Und selbst die großen Durchbrüche im Bereich HIV und Aids – von der breiten Öffentlichkeit werden sie so gut wie nicht wahrgenommen. Können sich nicht, wie die alten Slogans und Bilder, in den Kopf und im Denken festsetzen. Oder wie ist es zu erklären, dass das Wissen um die PrEP und „n=n“ so wenig verbreitet ist? Im Gegensatz zu COVID-19 gibt es für Menschen mit HIV seit 25 Jahren eine (meist) gut funktionierende Therapie. Keine Heilung, aber doch eine kaum eingeschränkte Lebenserwartung. Warum ist das bis heute nicht in der Gesellschaft angekommen? Und droht den Menschen mit Long-COVID ebenfalls das Vergessen, wenn die akute Pandemie nicht mehr die Nachrichten beherrscht?
Aktuell beherrscht SARS-CoV-2 die Nachrichten und die Aufmerksamkeit der Wissenschaft. Unsere Themen werden nun noch mehr zur Randnotiz, werden zurückgedrängt. Wie sich die Pandemie zum Beispiel auf den Bereich Chemsex, auf die Situation und das Leben von Sexarbeiter*innen auswirken – wer außer der Community und den Aidshilfen interessiert sich dafür?
Was sind das für Zeiten, in denen wir gerade leben…
Wir als CommunityBoard bringen uns ehrenamtlich ein und vertreten auf dem Deutsch-Österreichischen-AIDS-Kongress die HIV-Community. Wir haben versucht möglichst viele Perspektiven von Menschen mit HIV bei der Planung des Kongresses einzubringen, ihre Themen im Programm zu platzieren. Denn sind Sie die Fachmenschen auf den Gebieten der Medizin und Forschung, so sind wir die Fachmenschen beim Leben mit HIV! Und unsere Perspektive, unsere Expertise darf weder in der medizinischen Behandlung und Versorgung, noch in der Forschung fehlen. Erst wir sorgen für eine ganzheitliche Sicht – getreu dem „greater involvement of people living with HIV and Aids“, dem GIPA-Prinzip. Seit dem 01. Dezember 1994 und der „Paris-Deklaration“ geht daran kein Schritt mehr vorbei. „Nothing about us without us“ – dafür setzen wir uns ein, dies fordern wir ein!
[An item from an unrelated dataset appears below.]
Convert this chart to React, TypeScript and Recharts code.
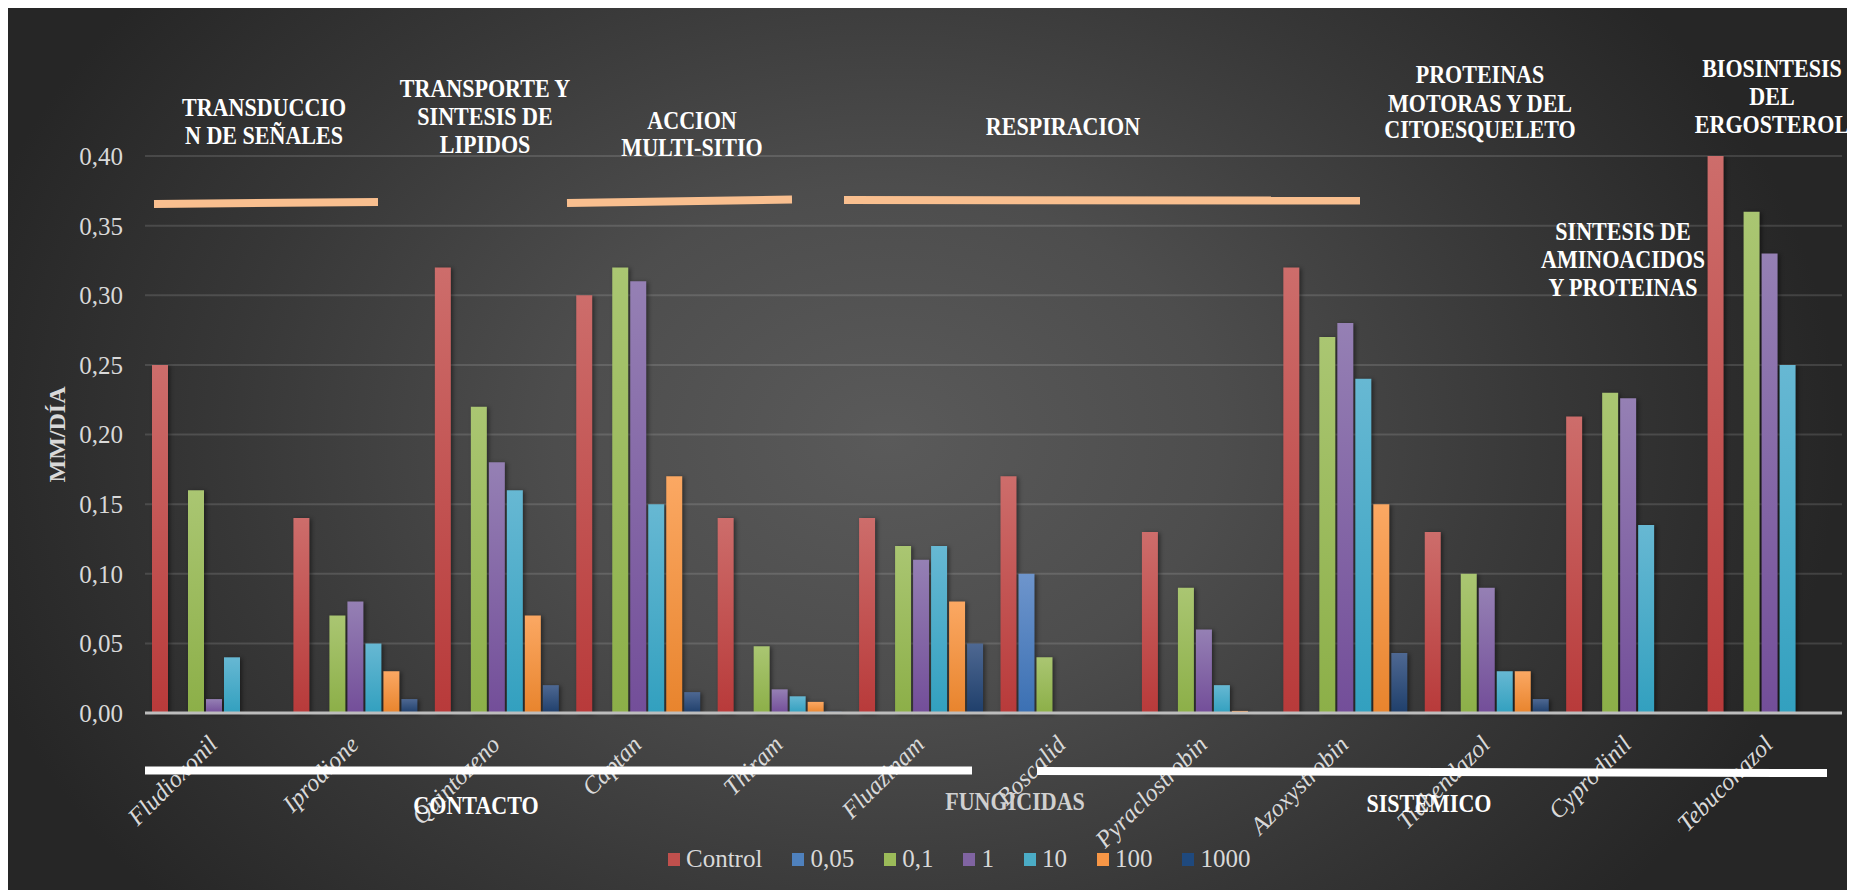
import React from 'react';
import { BarChart, Bar, XAxis, YAxis, CartesianGrid, Legend } from 'recharts';

const categories = ['Fludioxonil', 'Iprodione', 'Quintozeno', 'Captan', 'Thiram', 'Fluazinam', 'Boscalid', 'Pyraclostrobin', 'Azoxystrobin', 'Tiabendazol', 'Cyprodinil', 'Tebuconazol'];
const control = [0.25, 0.14, 0.32, 0.30, 0.14, 0.14, 0.17, 0.13, 0.32, 0.13, 0.213, 0.40];
const dose005 = [null, null, null, null, null, null, 0.10, null, null, null, null, null];
const dose01 = [0.16, 0.07, 0.22, 0.32, 0.048, 0.12, 0.04, 0.09, 0.27, 0.10, 0.23, 0.36];
const dose1 = [0.01, 0.08, 0.18, 0.31, 0.017, 0.11, null, 0.06, 0.28, 0.09, 0.226, 0.33];
const dose10 = [0.04, 0.05, 0.16, 0.15, 0.012, 0.12, null, 0.02, 0.24, 0.03, 0.135, 0.25];
const dose100 = [null, 0.03, 0.07, 0.17, 0.008, 0.08, null, 0.0015, 0.15, 0.03, null, null];
const dose1000 = [null, 0.01, 0.02, 0.015, 0.001, 0.05, null, null, 0.043, 0.01, null, null];

const seriesNames = ['Control', '0,05', '0,1', '1', '10', '100', '1000'];
const seriesValues = [control, dose005, dose01, dose1, dose10, dose100, dose1000];
const seriesColors = ['#C0504D', '#4F81BD', '#9BBB59', '#8064A2', '#4BACC6', '#F79646', '#1F497D'];
const gradTop = ['#CD6D6B', '#6E95CC', '#AAC672', '#9580B4', '#67B8D3', '#FBA863', '#4E6892'];
const gradBottom = ['#B83A3A', '#3B70B3', '#8CAF48', '#734E99', '#32A0BF', '#E8842D', '#1F3F6B'];
const yTicks = [0, 0.05, 0.1, 0.15, 0.2, 0.25, 0.3, 0.35, 0.4];

const data = categories.map((name, i) => {
  const row: Record<string, any> = { name };
  seriesValues.forEach((arr, k) => { row['s' + k] = arr[i]; });
  return row;
});

const FONT = '"Liberation Serif", "Times New Roman", serif';

const CatTick = (props: any) => {
  const { x, y, payload } = props;
  const tx = x + 3;
  const ty = y + 33;
  return (
    <text x={tx} y={ty} transform={`rotate(-45 ${tx} ${ty})`} textAnchor="end" fontStyle="italic" fontSize={24.5} fill="#d9d9d9" fontFamily={FONT}>
      {payload.value}
    </text>
  );
};

const YTitle = (props: any) => {
  const vb = props.viewBox || {};
  const cx = (vb.x || 0) + 49;
  const cy = (vb.y || 0) + (vb.height || 0) / 2;
  return (
    <text x={cx} y={cy} transform={`rotate(-90 ${cx} ${cy})`} textAnchor="middle" dominantBaseline="central" fontWeight="bold" fontSize={24} fill="#d9d9d9" fontFamily={FONT}>
      MM/DÍA
    </text>
  );
};

const renderLegend = () => (
  <div style={{ display: 'flex', alignItems: 'center', fontFamily: FONT, fontSize: 25, color: '#d9d9d9', whiteSpace: 'nowrap', lineHeight: '26px' }}>
    {seriesNames.map((n, i) => (
      <span key={n} style={{ display: 'flex', alignItems: 'center', marginRight: 30 }}>
        <span style={{ width: 12, height: 13, background: seriesColors[i], marginRight: 6, display: 'inline-block' }} />
        {n}
      </span>
    ))}
  </div>
);

type Ann = { x: number; ys: number[]; lines: string[] };
const annotations: Ann[] = [
  { x: 256, ys: [108, 136], lines: ['TRANSDUCCIO', 'N DE SEÑALES'] },
  { x: 477, ys: [89, 117, 145], lines: ['TRANSPORTE Y', 'SINTESIS DE', 'LIPIDOS'] },
  { x: 684, ys: [121, 148], lines: ['ACCION', 'MULTI-SITIO'] },
  { x: 1055, ys: [127], lines: ['RESPIRACION'] },
  { x: 1472, ys: [75, 104, 130], lines: ['PROTEINAS', 'MOTORAS Y DEL', 'CITOESQUELETO'] },
  { x: 1764, ys: [69, 97, 125], lines: ['BIOSINTESIS', 'DEL', 'ERGOSTEROL'] },
  { x: 1615, ys: [232, 260, 288], lines: ['SINTESIS DE', 'AMINOACIDOS', 'Y PROTEINAS'] },
];

const SX = 0.9;

const CondText = ({ x, y, fill, children }: any) => (
  <text transform={`translate(${x} ${y}) scale(${SX} 1)`} x={0} y={0} textAnchor="middle" fontWeight="bold" fontSize={24.5} fill={fill} fontFamily={FONT}>
    {children}
  </text>
);

export default function App() {
  const W = 1847;
  const H = 882;
  return (
    <div style={{ position: 'relative', width: W, height: H, background: 'radial-gradient(ellipse 950px 720px at 880px 430px, #5a5a5a 0%, #4d4d4d 35%, #373737 70%, #262626 100%)' }}>
      <BarChart width={W} height={H} data={data} margin={{ top: 148, right: 13, left: 0, bottom: 117 }} barCategoryGap={7} barGap={2}>
        <defs>
          {seriesColors.map((c, i) => (
            <linearGradient key={i} id={'g' + i} x1="0" y1="0" x2="0" y2="1">
              <stop offset="0%" stopColor={gradTop[i]} />
              <stop offset="100%" stopColor={gradBottom[i]} />
            </linearGradient>
          ))}
        </defs>
        <CartesianGrid vertical={false} stroke="#ffffff" strokeOpacity={0.13} strokeWidth={2} />
        <YAxis
          width={137}
          domain={[0, 0.4]}
          ticks={yTicks}
          interval={0}
          tickSize={0}
          tickMargin={22}
          axisLine={false}
          tickLine={false}
          tick={{ fill: '#d9d9d9', fontSize: 25, fontFamily: FONT }}
          tickFormatter={(v: number) => v.toFixed(2).replace('.', ',')}
          label={<YTitle />}
        />
        <XAxis
          dataKey="name"
          height={60}
          interval={0}
          tickSize={0}
          tickMargin={0}
          tickLine={false}
          axisLine={{ stroke: '#bdbdbd', strokeWidth: 3 }}
          tick={<CatTick />}
        />
        {seriesNames.map((n, i) => (
          <Bar key={n} dataKey={'s' + i} name={n} fill={'url(#g' + i + ')'} isAnimationActive={false} style={{ filter: 'drop-shadow(2px 1px 2px rgba(0,0,0,0.45))' }} />
        ))}
        <Legend layout="horizontal" verticalAlign="middle" align="center" content={renderLegend} wrapperStyle={{ left: 660, top: 838, width: 660, height: 26 }} />
      </BarChart>
      <svg width={W} height={H} style={{ position: 'absolute', left: 0, top: 0, pointerEvents: 'none' }}>
        <g stroke="#F9BF8F" strokeWidth={8}>
          <line x1={146} y1={196} x2={370} y2={194} />
          <line x1={559} y1={195} x2={784} y2={191.5} />
          <line x1={836} y1={192} x2={1352} y2={192.5} />
        </g>
        <g stroke="#ffffff" strokeWidth={8}>
          <line x1={137} y1={762.5} x2={964} y2={762.5} />
          <line x1={1029} y1={763} x2={1819} y2={765} />
        </g>
        {annotations.map((a, i) => (
          <g key={i}>
            {a.lines.map((l, j) => (
              <CondText key={j} x={a.x} y={a.ys[j]} fill="#ffffff">{l}</CondText>
            ))}
          </g>
        ))}
        <CondText x={468} y={806} fill="#ffffff">CONTACTO</CondText>
        <CondText x={1007} y={802} fill="#d0d0d0">FUNGICIDAS</CondText>
        <CondText x={1421} y={804} fill="#ffffff">SISTEMICO</CondText>
      </svg>
    </div>
  );
}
Um es bei dieser Gelegenheit einmal deutlich auszusprechen:
- Wir fordern den Einbezug in die Forschung neuer Medikamente, insbesondere der Depotspritze.
- Wir fordern nicht nur das Mitdenken, sondern das Einbeziehen insbesondere von Frauen, Trans- und non-binäre-Menschen in die Forschung.
- Wir fordern die Erforschung eines Impfstoffes gegen den HI-Virus.
- Wir fordern die Abschaffung von Diskriminierung im Gesundheitswesen, die es auch heute noch gibt.
Und das sind nur einige unserer Forderungen, die hier beispielhaft genannt sein sollen.
Ja, vielleicht rennen wir mit diesen Forderungen bei Ihnen offene Türen ein. Wenn dem so ist, dann helfen Sie uns, dass sich hier etwas verändert. Und lassen Sie während der nun beginnenden drei Tage, so gut wie möglich, uns gegenseitig kennenlernen, damit wir gemeinsam etwas verändern können.
Der diesjährige DÖAK hat alle in der Vorbereitung und Planung vor besondere Herausforderungen gestellt. Alle hätten einen Präsenz-Kongress bevorzugt. Denn so ein Kongress besteht nicht nur aus Vorträgen, Workshops und Plakaten. Ein Kongress besteht auch aus der Begegnung, dem Austausch „zwischendurch“. Und insbesondere auf dem DÖAK besteht die Möglichkeit des Zusammentreffens aller Fachmenschen. Aber die Pandemie lässt dies nicht zu. So stehen wir alle nun vor der Herausforderung eines digitalen DÖAKs. Lassen Sie uns daraus das Beste machen und jede virtuelle Begegnung, jeden Austausch nutzen und begegnen wir uns, als Fachmenschen im Bereich HIV, auf Augenhöhe, gleichberechtigt.
Was sind das für Zeiten, in denen wir gerade leben – Zeiten, in denen wir gemeinsam das Leben mit HIV weiter verbessern wollen und müssen!